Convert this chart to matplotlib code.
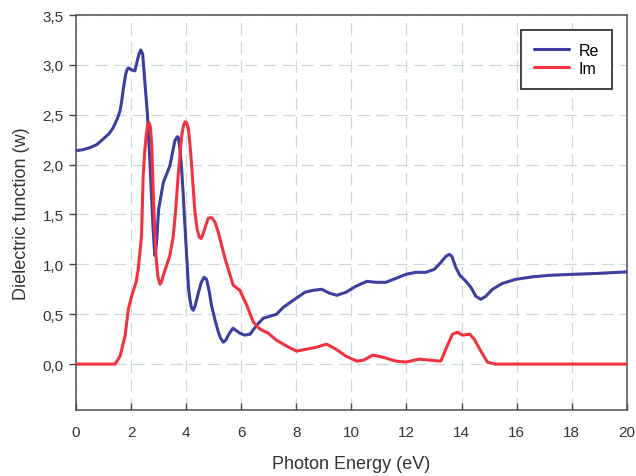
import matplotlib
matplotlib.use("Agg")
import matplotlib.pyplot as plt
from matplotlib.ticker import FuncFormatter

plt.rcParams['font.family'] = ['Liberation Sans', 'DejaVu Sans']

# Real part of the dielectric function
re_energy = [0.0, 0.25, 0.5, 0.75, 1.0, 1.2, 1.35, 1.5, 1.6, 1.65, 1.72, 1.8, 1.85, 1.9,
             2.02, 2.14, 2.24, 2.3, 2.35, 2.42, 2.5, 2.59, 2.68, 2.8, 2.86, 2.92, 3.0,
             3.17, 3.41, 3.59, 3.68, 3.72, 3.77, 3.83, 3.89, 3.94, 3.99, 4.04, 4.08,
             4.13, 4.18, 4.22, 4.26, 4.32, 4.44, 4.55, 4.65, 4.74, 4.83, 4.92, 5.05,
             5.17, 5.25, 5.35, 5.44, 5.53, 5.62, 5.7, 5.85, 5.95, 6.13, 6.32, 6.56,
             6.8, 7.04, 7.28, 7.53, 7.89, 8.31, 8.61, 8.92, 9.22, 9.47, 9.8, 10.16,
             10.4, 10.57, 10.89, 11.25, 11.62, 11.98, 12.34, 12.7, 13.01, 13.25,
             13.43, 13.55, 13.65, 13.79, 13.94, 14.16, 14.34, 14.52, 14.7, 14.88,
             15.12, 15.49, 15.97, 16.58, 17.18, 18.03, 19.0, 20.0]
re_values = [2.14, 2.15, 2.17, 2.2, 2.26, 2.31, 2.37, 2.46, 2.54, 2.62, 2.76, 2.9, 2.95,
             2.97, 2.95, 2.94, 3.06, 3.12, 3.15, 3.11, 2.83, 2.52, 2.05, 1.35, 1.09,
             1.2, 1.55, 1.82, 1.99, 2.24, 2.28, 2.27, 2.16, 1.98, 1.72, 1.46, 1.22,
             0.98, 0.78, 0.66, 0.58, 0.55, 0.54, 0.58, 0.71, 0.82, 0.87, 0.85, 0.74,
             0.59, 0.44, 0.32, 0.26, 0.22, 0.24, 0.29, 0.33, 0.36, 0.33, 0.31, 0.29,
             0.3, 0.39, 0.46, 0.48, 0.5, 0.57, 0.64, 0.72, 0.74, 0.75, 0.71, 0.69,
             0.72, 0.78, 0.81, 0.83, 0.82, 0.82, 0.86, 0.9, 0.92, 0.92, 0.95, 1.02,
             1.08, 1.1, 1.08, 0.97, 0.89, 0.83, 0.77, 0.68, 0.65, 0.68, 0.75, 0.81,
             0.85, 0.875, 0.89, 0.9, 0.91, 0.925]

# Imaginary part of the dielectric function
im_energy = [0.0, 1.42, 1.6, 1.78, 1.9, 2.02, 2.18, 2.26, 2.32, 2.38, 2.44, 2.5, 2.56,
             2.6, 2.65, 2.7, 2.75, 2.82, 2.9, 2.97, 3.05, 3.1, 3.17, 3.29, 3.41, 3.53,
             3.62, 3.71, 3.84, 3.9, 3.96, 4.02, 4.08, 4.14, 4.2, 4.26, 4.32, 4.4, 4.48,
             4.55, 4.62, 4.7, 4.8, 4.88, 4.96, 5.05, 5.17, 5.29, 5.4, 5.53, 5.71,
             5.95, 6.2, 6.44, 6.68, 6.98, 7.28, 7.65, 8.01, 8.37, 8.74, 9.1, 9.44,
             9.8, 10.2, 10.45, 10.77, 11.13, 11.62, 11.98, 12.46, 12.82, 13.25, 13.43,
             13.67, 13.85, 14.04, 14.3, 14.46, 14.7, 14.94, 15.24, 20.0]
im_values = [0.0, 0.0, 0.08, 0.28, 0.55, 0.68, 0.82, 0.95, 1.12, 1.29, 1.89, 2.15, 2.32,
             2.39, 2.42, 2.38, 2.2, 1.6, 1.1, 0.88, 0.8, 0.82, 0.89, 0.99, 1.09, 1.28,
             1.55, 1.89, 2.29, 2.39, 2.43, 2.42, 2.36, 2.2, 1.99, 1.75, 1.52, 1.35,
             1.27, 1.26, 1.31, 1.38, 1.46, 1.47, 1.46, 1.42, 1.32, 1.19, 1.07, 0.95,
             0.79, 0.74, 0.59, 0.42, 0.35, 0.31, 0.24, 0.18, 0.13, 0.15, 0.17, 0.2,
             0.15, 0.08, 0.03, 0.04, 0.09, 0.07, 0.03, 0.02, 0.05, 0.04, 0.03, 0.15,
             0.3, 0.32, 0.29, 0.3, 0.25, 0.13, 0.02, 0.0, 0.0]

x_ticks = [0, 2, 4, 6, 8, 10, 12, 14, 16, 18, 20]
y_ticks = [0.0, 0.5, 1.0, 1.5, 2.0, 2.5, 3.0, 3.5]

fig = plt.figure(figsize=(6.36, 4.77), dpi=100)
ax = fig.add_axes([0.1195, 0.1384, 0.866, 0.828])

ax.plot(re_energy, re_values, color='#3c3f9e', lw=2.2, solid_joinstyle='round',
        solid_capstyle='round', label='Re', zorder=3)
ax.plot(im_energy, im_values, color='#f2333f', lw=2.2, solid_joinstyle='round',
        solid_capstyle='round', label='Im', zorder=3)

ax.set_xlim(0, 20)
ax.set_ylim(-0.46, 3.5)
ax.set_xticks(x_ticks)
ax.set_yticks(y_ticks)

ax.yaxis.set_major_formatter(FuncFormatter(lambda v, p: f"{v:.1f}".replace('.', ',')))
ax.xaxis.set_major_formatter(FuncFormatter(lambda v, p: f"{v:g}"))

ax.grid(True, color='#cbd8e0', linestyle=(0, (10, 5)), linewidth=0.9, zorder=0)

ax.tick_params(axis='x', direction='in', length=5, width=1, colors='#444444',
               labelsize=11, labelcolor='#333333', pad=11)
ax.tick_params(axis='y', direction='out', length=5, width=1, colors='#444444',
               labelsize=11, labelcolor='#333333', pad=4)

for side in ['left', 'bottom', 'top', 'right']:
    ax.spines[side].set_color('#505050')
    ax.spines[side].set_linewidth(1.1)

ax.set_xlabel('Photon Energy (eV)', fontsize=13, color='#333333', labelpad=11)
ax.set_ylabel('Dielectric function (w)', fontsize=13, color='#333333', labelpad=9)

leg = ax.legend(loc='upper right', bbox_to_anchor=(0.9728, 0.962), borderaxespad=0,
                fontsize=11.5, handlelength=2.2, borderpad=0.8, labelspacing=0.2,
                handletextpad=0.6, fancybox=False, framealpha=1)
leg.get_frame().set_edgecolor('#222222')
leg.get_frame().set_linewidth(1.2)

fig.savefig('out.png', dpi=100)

----------------

__Required work__.
Write out the listing above exactly as it stands, pictures excluded.

__Output__.
Convert this chart to matplotlib code.
import matplotlib
matplotlib.use("Agg")
import matplotlib.pyplot as plt
from matplotlib.ticker import FuncFormatter

plt.rcParams['font.family'] = ['Liberation Sans', 'DejaVu Sans']

# Real part of the dielectric function
re_energy = [0.0, 0.25, 0.5, 0.75, 1.0, 1.2, 1.35, 1.5, 1.6, 1.65, 1.72, 1.8, 1.85, 1.9,
             2.02, 2.14, 2.24, 2.3, 2.35, 2.42, 2.5, 2.59, 2.68, 2.8, 2.86, 2.92, 3.0,
             3.17, 3.41, 3.59, 3.68, 3.72, 3.77, 3.83, 3.89, 3.94, 3.99, 4.04, 4.08,
             4.13, 4.18, 4.22, 4.26, 4.32, 4.44, 4.55, 4.65, 4.74, 4.83, 4.92, 5.05,
             5.17, 5.25, 5.35, 5.44, 5.53, 5.62, 5.7, 5.85, 5.95, 6.13, 6.32, 6.56,
             6.8, 7.04, 7.28, 7.53, 7.89, 8.31, 8.61, 8.92, 9.22, 9.47, 9.8, 10.16,
             10.4, 10.57, 10.89, 11.25, 11.62, 11.98, 12.34, 12.7, 13.01, 13.25,
             13.43, 13.55, 13.65, 13.79, 13.94, 14.16, 14.34, 14.52, 14.7, 14.88,
             15.12, 15.49, 15.97, 16.58, 17.18, 18.03, 19.0, 20.0]
re_values = [2.14, 2.15, 2.17, 2.2, 2.26, 2.31, 2.37, 2.46, 2.54, 2.62, 2.76, 2.9, 2.95,
             2.97, 2.95, 2.94, 3.06, 3.12, 3.15, 3.11, 2.83, 2.52, 2.05, 1.35, 1.09,
             1.2, 1.55, 1.82, 1.99, 2.24, 2.28, 2.27, 2.16, 1.98, 1.72, 1.46, 1.22,
             0.98, 0.78, 0.66, 0.58, 0.55, 0.54, 0.58, 0.71, 0.82, 0.87, 0.85, 0.74,
             0.59, 0.44, 0.32, 0.26, 0.22, 0.24, 0.29, 0.33, 0.36, 0.33, 0.31, 0.29,
             0.3, 0.39, 0.46, 0.48, 0.5, 0.57, 0.64, 0.72, 0.74, 0.75, 0.71, 0.69,
             0.72, 0.78, 0.81, 0.83, 0.82, 0.82, 0.86, 0.9, 0.92, 0.92, 0.95, 1.02,
             1.08, 1.1, 1.08, 0.97, 0.89, 0.83, 0.77, 0.68, 0.65, 0.68, 0.75, 0.81,
             0.85, 0.875, 0.89, 0.9, 0.91, 0.925]

# Imaginary part of the dielectric function
im_energy = [0.0, 1.42, 1.6, 1.78, 1.9, 2.02, 2.18, 2.26, 2.32, 2.38, 2.44, 2.5, 2.56,
             2.6, 2.65, 2.7, 2.75, 2.82, 2.9, 2.97, 3.05, 3.1, 3.17, 3.29, 3.41, 3.53,
             3.62, 3.71, 3.84, 3.9, 3.96, 4.02, 4.08, 4.14, 4.2, 4.26, 4.32, 4.4, 4.48,
             4.55, 4.62, 4.7, 4.8, 4.88, 4.96, 5.05, 5.17, 5.29, 5.4, 5.53, 5.71,
             5.95, 6.2, 6.44, 6.68, 6.98, 7.28, 7.65, 8.01, 8.37, 8.74, 9.1, 9.44,
             9.8, 10.2, 10.45, 10.77, 11.13, 11.62, 11.98, 12.46, 12.82, 13.25, 13.43,
             13.67, 13.85, 14.04, 14.3, 14.46, 14.7, 14.94, 15.24, 20.0]
im_values = [0.0, 0.0, 0.08, 0.28, 0.55, 0.68, 0.82, 0.95, 1.12, 1.29, 1.89, 2.15, 2.32,
             2.39, 2.42, 2.38, 2.2, 1.6, 1.1, 0.88, 0.8, 0.82, 0.89, 0.99, 1.09, 1.28,
             1.55, 1.89, 2.29, 2.39, 2.43, 2.42, 2.36, 2.2, 1.99, 1.75, 1.52, 1.35,
             1.27, 1.26, 1.31, 1.38, 1.46, 1.47, 1.46, 1.42, 1.32, 1.19, 1.07, 0.95,
             0.79, 0.74, 0.59, 0.42, 0.35, 0.31, 0.24, 0.18, 0.13, 0.15, 0.17, 0.2,
             0.15, 0.08, 0.03, 0.04, 0.09, 0.07, 0.03, 0.02, 0.05, 0.04, 0.03, 0.15,
             0.3, 0.32, 0.29, 0.3, 0.25, 0.13, 0.02, 0.0, 0.0]

x_ticks = [0, 2, 4, 6, 8, 10, 12, 14, 16, 18, 20]
y_ticks = [0.0, 0.5, 1.0, 1.5, 2.0, 2.5, 3.0, 3.5]

fig = plt.figure(figsize=(6.36, 4.77), dpi=100)
ax = fig.add_axes([0.1195, 0.1384, 0.866, 0.828])

ax.plot(re_energy, re_values, color='#3c3f9e', lw=2.2, solid_joinstyle='round',
        solid_capstyle='round', label='Re', zorder=3)
ax.plot(im_energy, im_values, color='#f2333f', lw=2.2, solid_joinstyle='round',
        solid_capstyle='round', label='Im', zorder=3)

ax.set_xlim(0, 20)
ax.set_ylim(-0.46, 3.5)
ax.set_xticks(x_ticks)
ax.set_yticks(y_ticks)

ax.yaxis.set_major_formatter(FuncFormatter(lambda v, p: f"{v:.1f}".replace('.', ',')))
ax.xaxis.set_major_formatter(FuncFormatter(lambda v, p: f"{v:g}"))

ax.grid(True, color='#cbd8e0', linestyle=(0, (10, 5)), linewidth=0.9, zorder=0)

ax.tick_params(axis='x', direction='in', length=5, width=1, colors='#444444',
               labelsize=11, labelcolor='#333333', pad=11)
ax.tick_params(axis='y', direction='out', length=5, width=1, colors='#444444',
               labelsize=11, labelcolor='#333333', pad=4)

for side in ['left', 'bottom', 'top', 'right']:
    ax.spines[side].set_color('#505050')
    ax.spines[side].set_linewidth(1.1)

ax.set_xlabel('Photon Energy (eV)', fontsize=13, color='#333333', labelpad=11)
ax.set_ylabel('Dielectric function (w)', fontsize=13, color='#333333', labelpad=9)

leg = ax.legend(loc='upper right', bbox_to_anchor=(0.9728, 0.962), borderaxespad=0,
                fontsize=11.5, handlelength=2.2, borderpad=0.8, labelspacing=0.2,
                handletextpad=0.6, fancybox=False, framealpha=1)
leg.get_frame().set_edgecolor('#222222')
leg.get_frame().set_linewidth(1.2)

fig.savefig('out.png', dpi=100)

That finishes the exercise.